Proses kedua adalah kita sepenuhnya sadar bahwa kita hidup pada saat ini. Masa lalu sudah kita lewati dan masa depan belum terjadi. Jika kita hidup benar-benar pada saat ini, kita tidak mempunyai masalah. Masa kini tidak ada masalah, yang ada adalah hidup itu sendiri. Kita yang memilih, apakah hidup masa kini membawa luka masa lalu dan khawatir akan masa depan, atau sepenuhnya kita bisa hidup saat ini.
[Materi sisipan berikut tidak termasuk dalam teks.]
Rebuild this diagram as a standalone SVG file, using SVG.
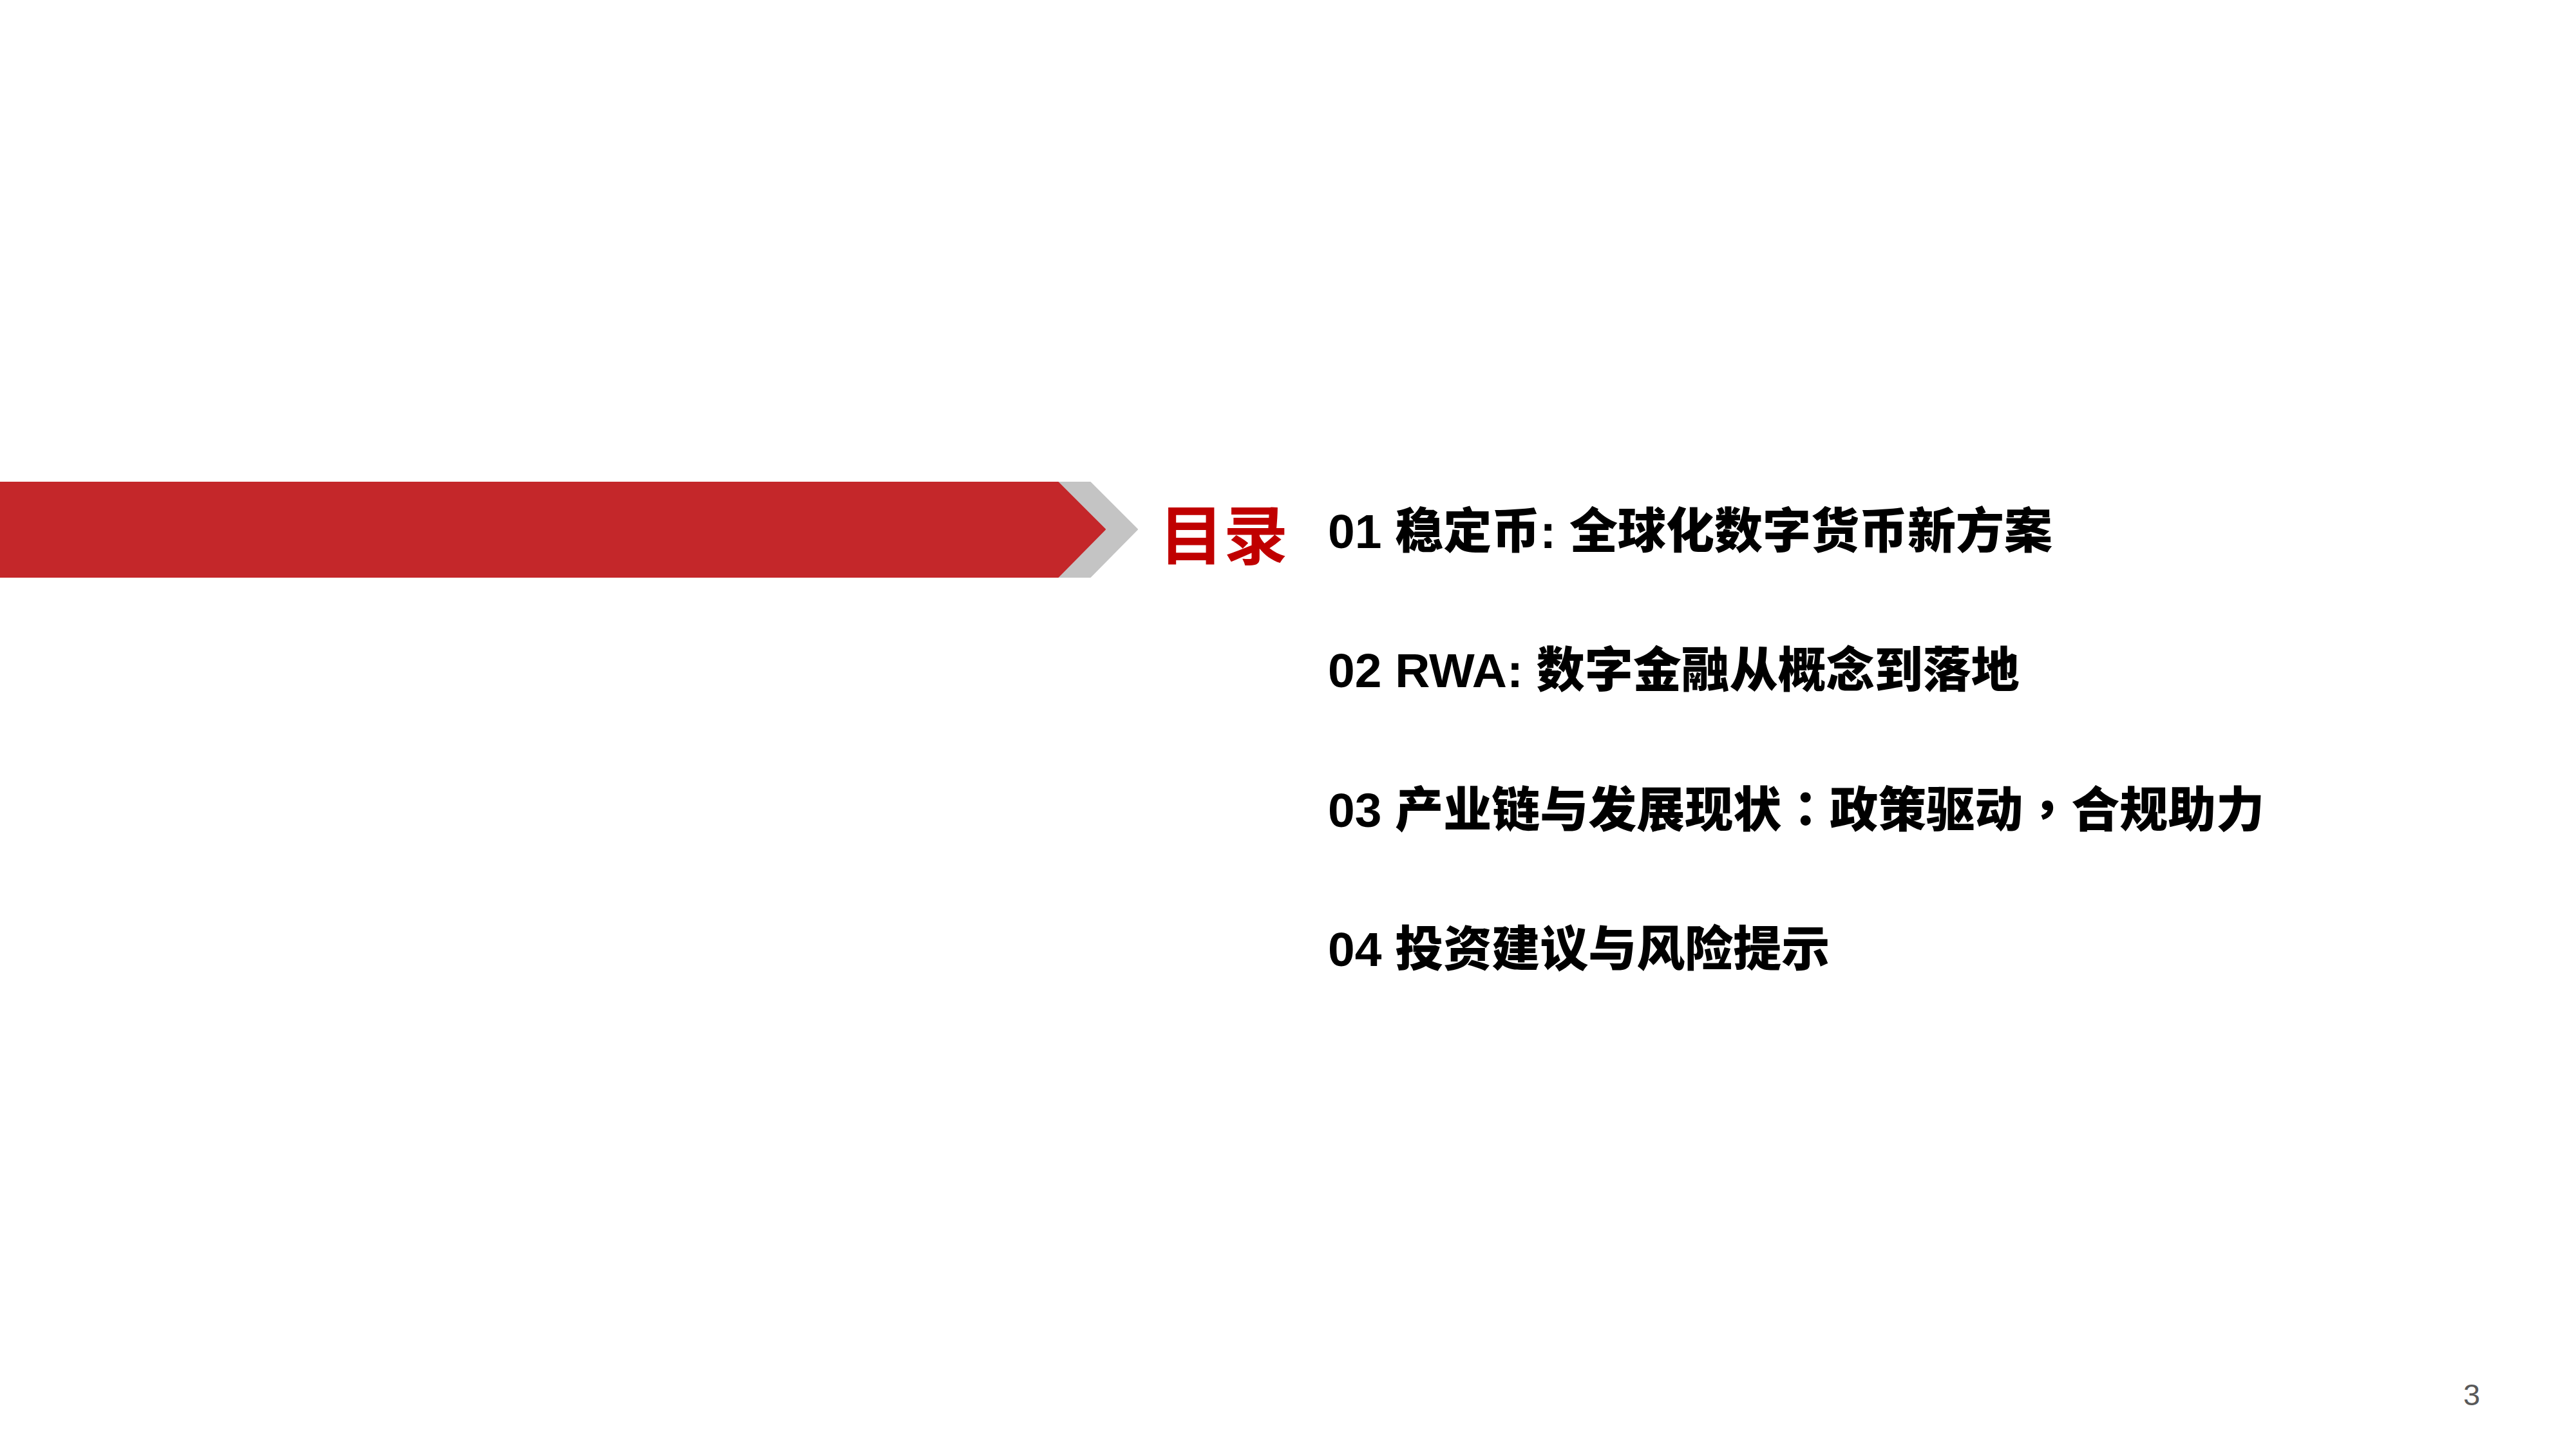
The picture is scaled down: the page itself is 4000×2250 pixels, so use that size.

Proses ketiga adalah melepaskan perasaan-perasaan yang mengganggu itu. Berani mengangkat kembali peristiwa yang sudah dilewati itu, mengakui perasaan-perasaan yang muncul, menerimanya, lalu melepaskannya. Kita hanya perlu menyadari, mengakui, dan menerima bahwa kita memiliki perasaan-perasaan yang tidak mengenakkan itu. Setelah menyadari, mengakui, dan menerimanya, kita lepaskan itu semua. Biarkan hal itu memudar dengan sendirinya. Kita memaknai ulang bahwa hal itu adalah pelajaran bagi kita untuk naik kelas. Pasti ada makna tersembunyi dari peristiwa yang kita alami, itu pasti. Hanya karena kita keburu digerakkan oleh ego dan emosi, kita menjadi tidak sadar dan bereaksi negatif. Ketika perasaan-perasaan yang mengganggu itu diterima bukan ditekan, dia akan memudar. Bagaimana agar kita mengetahui bahwa perasaan-perasaan itu telah memudar? jika peristiwa itu teringat kembali, perasaan-perasaan seperti kebencian, dendam, rasa takut, amarah, dan kesedihan itu tidak kembali muncul. Kita hanya mengingat dalam memori kita bahwa peristiwa itu pernah terjadi. Karena kita sudah memaknai ulang peristiwa itu serta telah melepaskan semua perasaan dan emosi yang menyertainya, kita menjadi damai, bahkan tidak sedikit yang tersadar, betapa bodohnya saya dahulu. Hal yang repot adalah ketika kita masih tetap saja menjadi bodoh sampai saat ini. Akhirnya perjalanan siutao (xiu Dao) seumur hidup pun masih membawa luka batin ke mana-mana.
Satu perasaan atau emosi terkandung beribu-ribu pikiran. Misalnya, ketika kita mendengar kata ‘jijik’, akan timbul banyak pikiran, seperti jijik kalau melihat kecoa, tikus, dan ulat; jijik kalau melihat orang yang curang. Ketika rasa jijik kita lepaskan, hasilnya kita tidak lagi takut dengan kecoa, ulat, atau tikus. Demikian pula jika kita menemukan emosi atau perasaan lain, solusinya tetap sama.
Semoga tulisan ini dapat bermanfaat bagi kita semua. Xie Shen en.